Despite my time frame, the panoramic view from this highland knoll overlooking Portland Creek Pond Fiord was well worth the extra hiking.
There is a trail leading down from there across a charming peninsula where you can access this route by boat. Heading west from here over naked barrens and around forested terrain I was on and off a cut trail. I felt fortunate for the whole hike in always being able to find a cut trail through the tuckamore whenever it became totally overwhelming. I reinforced my diet with a peculiar combination of bakeapple, rock tripe and spruce gum.

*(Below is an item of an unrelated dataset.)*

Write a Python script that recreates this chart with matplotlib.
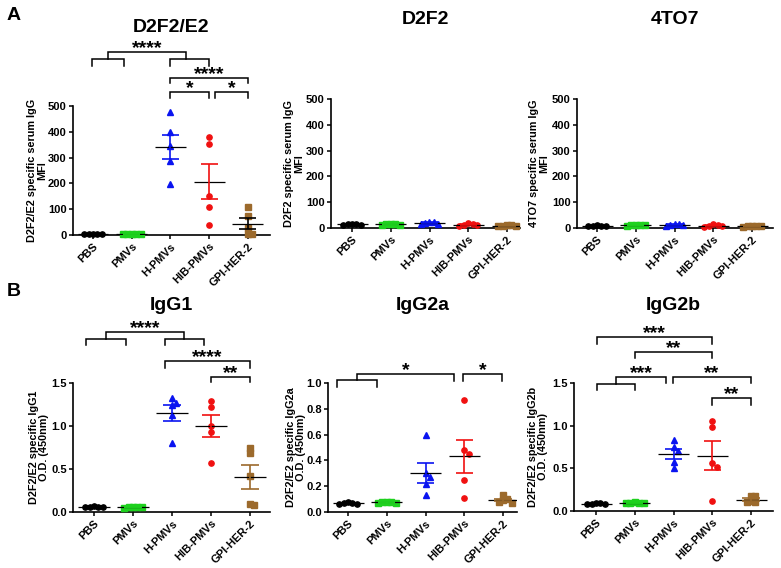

As the day progressed, the beautiful sunshine of the last three days was giving way to inclement weather. As I started up a long sloping rocky ridge, I was soon surrounded by dense fog. This is not at all unusual for Newfoundland, which I have been told produces all the fog for the rest of North America. With the view totally obscured at the top of the ridge, and my pace considerably slowed, spending yet another night on route became a distinct possibility. Light showers were moving through as I consulted my GPS, which I consider essential for efficient navigation under conditions like this. As I descended off the ridge, much to my delight, I abruptly dropped out of the clouds and through intermittent bursts of sun had my first glimpse of the ATV trail leading to the red roofed cabin in the distance. The rest of the hike out was straight forward, as I crossed the barrens to a cut trail that led off the highlands to the marshes below. There I got onto the ATV trail and easily crossed the Southwest Feeder where it was divided and shallow.
As I approached my car the sky became very threatening with thunder and lightening to the west. I ran the last half-kilometer and with unbelievable timing opened the car door just as a torrential downpour hit. It rained so hard I had to wait twenty minutes before I had sufficient vision to drive away.